Consiglio di Stato, sentenza n. 818 del 21 febbraio 2017
All’indomani dell’entrata in vigore dell’art. 2-bis, l. 241/90, che ha disciplinato le distinte ipotesi dell’indennizzo per mero ritardo e del danno ingiusto cagionato dall’inosservanza dolosa o colposa del termine di conclusione del procedimento, non può dubitarsi che la responsabilità addebitata in capo all’amministrazione in questa seconda ipotesi ha natura extracontrattuale,
a fronte degli evidenti richiami agli elementi costitutivi dell’illecito aquiliano sia in termini di danno che di elemento soggettivo (cfr. Cons. St., Sez. V, 9 marzo 2015, n. 1182; Id., Sez. VI, 14 novembre 2014, n. 5600). Questa soluzione risulta essere stata anche quella adottata dalla giurisprudenza prevalente prima della l. 69/2009. Infatti, a fronte di poche pronunce che hanno teorizzato la riconducibilità della responsabilità dell’amministrazione all’interno di un paradigma contrattuale da contatto sociale, le soluzioni giurisprudenziali nettamente prevalenti e preferibili anche per ragioni di continuità di disciplina hanno fatto riferimento al paradigma aquiliano sia per il risarcimento del danno causato dal provvedimento dell’amministrazione che per quello cagionato dall’inerzia dell’amministrazione (cfr. ex plurimis, Cons. St., Sez. V, 27 maggio 2014, n. 2756; Id., 9 ottobre 2013, n. 4968).

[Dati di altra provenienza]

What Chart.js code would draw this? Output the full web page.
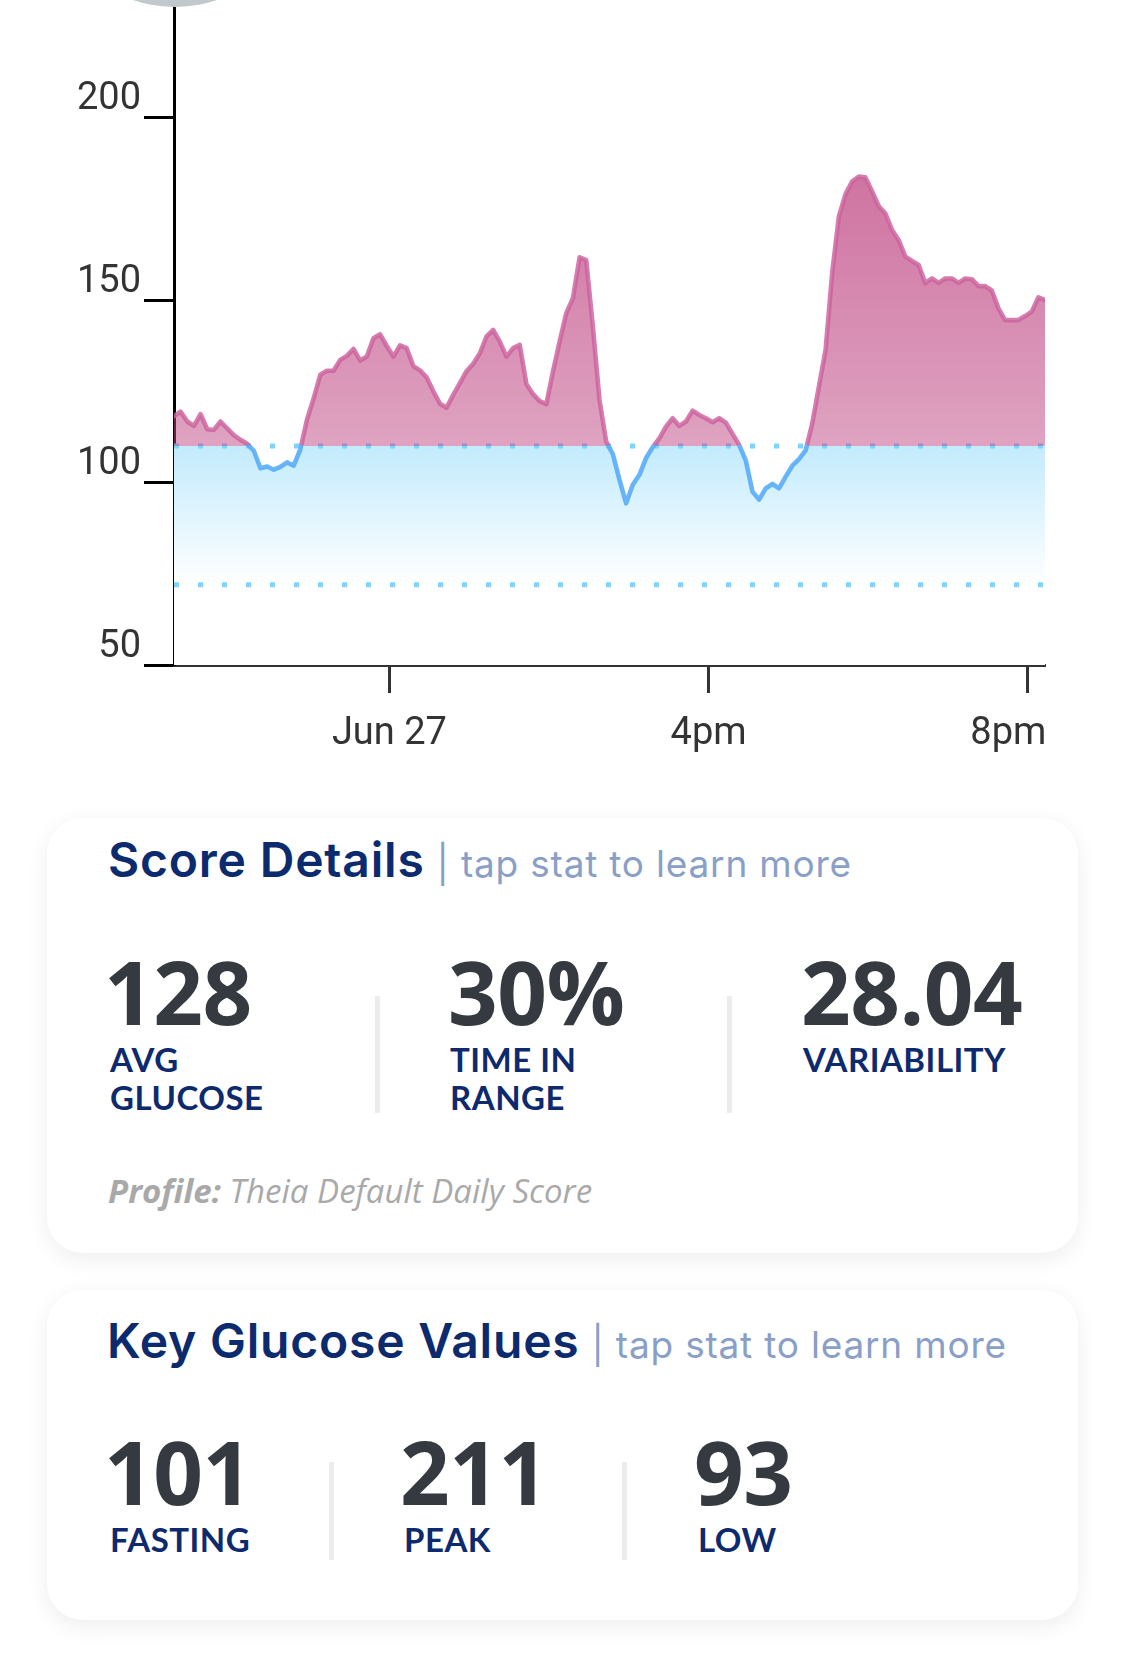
<!DOCTYPE html>
<html>
<head>
<meta charset="utf-8">
<script src="https://cdn.jsdelivr.net/npm/chart.js@4.4.1/dist/chart.umd.min.js"></script>
<style>
html,body{margin:0;padding:0;background:#fff;}
body{width:1125px;height:1654px;position:relative;overflow:hidden;}
#chartBox{position:absolute;left:0;top:-31px;width:1125px;height:796px;}
#knob{position:absolute;left:45px;top:-253px;width:260px;height:260px;border-radius:50%;background:#c1c9cd;z-index:2;}
.card{position:absolute;left:47px;width:1031px;background:#fff;border-radius:36px;box-shadow:0 6px 22px rgba(0,0,0,0.07);}
.abs{position:absolute;white-space:nowrap;}
.h{font-family:Inter,sans-serif;font-weight:600;font-size:48px;line-height:47px;color:#0c2a6e;letter-spacing:0.8px;}
.h span{font-weight:400;font-size:37px;color:#8a9fc7;margin-left:12px;letter-spacing:0.8px;}
.num{font-family:"Open Sans",sans-serif;font-weight:700;font-size:87px;line-height:1;color:#343a40;letter-spacing:-0.5px;}
.lab{font-family:Lato,sans-serif;font-weight:700;font-size:33px;line-height:38px;color:#0e2a6e;letter-spacing:0.5px;}
.dv{position:absolute;width:5px;background:#ececec;}
.prof{font-family:"Open Sans",sans-serif;font-style:italic;font-size:33px;line-height:1;color:#a9a9a9;}
.prof b{font-weight:700;}
</style>
</head>
<body>
<div id="chartBox"><canvas id="c"></canvas></div>
<div id="knob"></div>

<div class="card" style="top:818px;height:435px;"></div>
<div class="abs h" style="left:108px;top:836px;">Score Details<span>| tap stat to learn more</span></div>
<div class="abs num" style="left:104px;top:948px;">128</div>
<div class="abs num" style="left:448px;top:948px;">30%</div>
<div class="abs num" style="left:801px;top:948px;">28.04</div>
<div class="abs lab" style="left:110px;top:1040px;">AVG<br>GLUCOSE</div>
<div class="abs lab" style="left:450px;top:1040px;">TIME IN<br>RANGE</div>
<div class="abs lab" style="left:803px;top:1040px;">VARIABILITY</div>
<div class="dv" style="left:375px;top:996px;height:117px;"></div>
<div class="dv" style="left:727px;top:996px;height:117px;"></div>
<div class="abs prof" style="left:108px;top:1174px;"><b>Profile:</b> Theia Default Daily Score</div>

<div class="card" style="top:1290px;height:330px;"></div>
<div class="abs h" style="left:107px;top:1317px;">Key Glucose Values<span>| tap stat to learn more</span></div>
<div class="abs num" style="left:104px;top:1428px;">101</div>
<div class="abs num" style="left:400px;top:1428px;">211</div>
<div class="abs num" style="left:694px;top:1428px;">93</div>
<div class="abs lab" style="left:110px;top:1520px;">FASTING</div>
<div class="abs lab" style="left:404px;top:1520px;">PEAK</div>
<div class="abs lab" style="left:698px;top:1520px;">LOW</div>
<div class="dv" style="left:329px;top:1462px;height:98px;"></div>
<div class="dv" style="left:622px;top:1462px;height:98px;"></div>

<script>
// ---- data ----
const times = [
 "09:18","09:23","09:28","09:33","09:38","09:43","09:48","09:53","09:58",
 "10:03","10:08","10:13","10:18","10:23","10:28","10:33","10:38","10:43","10:48","10:53","10:58",
 "11:03","11:08","11:13","11:18","11:23","11:28","11:33","11:38","11:43","11:48","11:53","11:58",
 "12:03","12:08","12:13","12:18","12:23","12:28","12:33","12:38","12:43","12:48","12:53","12:58",
 "13:03","13:08","13:13","13:18","13:23","13:28","13:33","13:38","13:43","13:48","13:53","13:58",
 "14:03","14:08","14:13","14:18","14:23","14:28","14:33","14:38","14:43","14:48","14:53","14:58",
 "15:03","15:08","15:13","15:18","15:23","15:28","15:33","15:38","15:43","15:48","15:53","15:58",
 "16:03","16:08","16:13","16:18","16:23","16:28","16:33","16:38","16:43","16:48","16:53","16:58",
 "17:03","17:08","17:13","17:18","17:23","17:28","17:33","17:38","17:43","17:48","17:53","17:58",
 "18:03","18:08","18:13","18:18","18:23","18:28","18:33","18:38","18:43","18:48","18:53","18:58",
 "19:03","19:08","19:13","19:18","19:23","19:28","19:33","19:38","19:43","19:48","19:53","19:58",
 "20:03","20:08","20:13"
];
const glucose = [
 118.2,119.4,116.7,115.5,118.7,114.6,114.4,116.7,114.8,
 113.0,111.7,110.6,108.7,103.9,104.4,103.5,104.3,105.5,104.6,109.1,117.2,
 123.0,129.5,130.6,130.6,133.6,134.7,136.6,133.4,134.5,139.5,140.6,137.4,
 134.5,137.6,136.8,131.9,130.7,128.8,125.0,121.6,120.5,124.0,127.2,130.5,
 132.5,135.4,140.0,141.8,138.6,134.5,136.8,137.7,127.0,124.2,122.3,121.5,
 130.4,138.6,146.4,150.5,161.7,160.9,142.7,122.6,111.2,107.8,100.7,94.3,
 99.4,102.1,106.7,109.7,112.1,115.3,117.6,115.5,116.7,119.7,118.5,117.6,
 116.5,117.6,116.4,113.3,110.3,106.0,97.5,95.3,98.4,99.6,98.4,101.6,
 104.6,106.4,108.8,116.2,126.3,136.3,157.5,172.9,179.0,182.5,183.8,183.6,
 179.7,175.7,173.7,169.2,166.4,161.9,160.7,159.6,154.6,155.9,154.7,155.9,
 155.9,154.7,155.9,155.7,153.8,153.8,152.6,147.7,144.5,144.5,144.5,145.6,
 146.8,150.7,150.0
];
const rangeBounds = [72, 110];          // target range (low, high)
const yTicks = [50, 100, 150, 200];
const xTickTimes = ["12:00", "16:00", "20:00"];
const xTickLabels = ["Jun 27", "4pm", "8pm"];

// ---- build ----
const toMin = s => { const p = s.split(':').map(Number); return p[0] * 60 + p[1]; };
const xs = times.map(toMin);
const pts = xs.map((x, i) => ({ x: x, y: glucose[i] }));
const rangeLow = rangeBounds[0], rangeHigh = rangeBounds[1];
const highPts = xs.map(x => ({ x: x, y: rangeHigh }));
const lowPts = xs.map(x => ({ x: x, y: rangeLow }));

const PINK_LINE = 'rgba(204,96,156,0.82)';
const BLUE_LINE = 'rgba(84,170,250,0.88)';
const DOT = '#7dd5fd';

const cfg = {
  type: 'line',
  data: {
    datasets: [
      { label: 'glucose', data: pts, order: 0, borderWidth: 4.6, borderColor: PINK_LINE,
        borderJoinStyle: 'round', borderCapStyle: 'round', tension: 0, pointRadius: 0,
        fill: { target: { value: rangeHigh }, above: 'rgba(191,71,131,0.6)', below: 'rgba(0,0,0,0)' } },
      { label: 'high', data: highPts, order: 1, borderWidth: 5, borderColor: DOT,
        borderDash: [5, 19], borderCapStyle: 'butt', pointRadius: 0, fill: false },
      { label: 'low', data: lowPts, order: 1, borderWidth: 5, borderColor: DOT,
        borderDash: [5, 19], borderCapStyle: 'butt', pointRadius: 0, fill: false },
      { label: 'cut', data: pts, order: 2, borderWidth: 0, borderColor: 'rgba(0,0,0,0)', pointRadius: 0,
        tension: 0, fill: { target: { value: rangeHigh }, above: 'rgba(0,0,0,0)', below: '#ffffff' } },
      { label: 'band', data: highPts, order: 3, borderWidth: 0, borderColor: 'rgba(0,0,0,0)', pointRadius: 0,
        fill: 'start', backgroundColor: '#c2ebfd' }
    ]
  },
  options: {
    responsive: true,
    maintainAspectRatio: false,
    animation: false,
    events: [],
    layout: { padding: { left: 0, right: 80, top: 0, bottom: 0 } },
    plugins: { legend: { display: false }, tooltip: { enabled: false } },
    scales: {
      x: {
        type: 'linear', min: xs[0], max: xs[xs.length - 1],
        afterBuildTicks: s => { s.ticks = xTickTimes.map(t => ({ value: toMin(t) })); },
        afterFit: s => { s.height = 100; s.paddingLeft = 0; s.paddingRight = 0; },
        grid: { drawOnChartArea: false, drawTicks: true, tickLength: 28, tickColor: '#333', tickWidth: 3 },
        border: { display: true, color: '#333', width: 3 },
        ticks: {
          autoSkip: false, maxRotation: 0, minRotation: 0, padding: 19, color: '#333',
          font: { family: 'Roboto', size: 38 },
          callback: (v, i, arr) => i === arr.length - 1 ? xTickLabels[i] + '\u2002\u2002' : xTickLabels[i]
        }
      },
      y: {
        min: 50, max: 240,
        afterBuildTicks: s => { s.ticks = yTicks.map(v => ({ value: v })); },
        afterFit: s => { s.width = 174; s.paddingTop = 0; s.paddingBottom = 0; },
        grid: { drawOnChartArea: false, drawTicks: true, tickLength: 30, tickColor: '#000', tickWidth: 3 },
        border: { display: true, color: '#000', width: 3 },
        ticks: { padding: 3, labelOffset: -18, color: '#333', font: { family: 'Roboto', size: 38 } }
      }
    }
  }
};

const chart = new Chart(document.getElementById('c'), cfg);

// gradients that depend on the laid-out scales
(function () {
  const area = chart.chartArea, ys = chart.scales.y, c = chart.ctx;
  const yHigh = ys.getPixelForValue(rangeHigh), yLow = ys.getPixelForValue(rangeLow);
  const f = Math.min(1, Math.max(0, (yHigh - area.top) / (area.bottom - area.top)));
  const lg = c.createLinearGradient(0, area.top, 0, area.bottom);
  lg.addColorStop(0, PINK_LINE); lg.addColorStop(f, PINK_LINE);
  lg.addColorStop(f, BLUE_LINE); lg.addColorStop(1, BLUE_LINE);
  const pg = c.createLinearGradient(0, ys.getPixelForValue(190), 0, yHigh);
  pg.addColorStop(0, 'rgba(191,71,131,0.78)');
  pg.addColorStop(1, 'rgba(191,71,131,0.5)');
  const bg = c.createLinearGradient(0, yHigh, 0, yLow);
  bg.addColorStop(0, '#c2ebfd');
  bg.addColorStop(1, '#ffffff');
  const ds = chart.data.datasets;
  ds[0].borderColor = lg;
  ds[0].fill = { target: { value: rangeHigh }, above: pg, below: 'rgba(0,0,0,0)' };
  ds[4].backgroundColor = bg;
  chart.update('none');
})();
</script>
</body>
</html>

Da ciò deriva che il termine al quale fare riferimento per il computo della prescrizione è quello quinquennale ex art. 2947 c.c. e non decennale. Termine che come correttamente rilevato dal primo giudice risulta inutilmente decorso, non potendosi ritenere atti interruttivi se non quelli con i quali si invoca la tutela specifica del diritto in questione, che è posizione giuridica autonoma e distinta rispetto all’interesse legittimo, pur se con lo stesso interrelato. Pertanto, la circostanza che il risarcimento monetario rappresenti una tutela per equivalente rispetto al bene della vita sotteso all’interesse legittimo non toglie che questa stessa tutela abbia per oggetto il diritto al risarcimento che conosce una sua distinta disciplina sia a livello sostanziale che a livello processuale (cfr. Cons. St., Sez. V, 12 luglio 2007, n. 3922).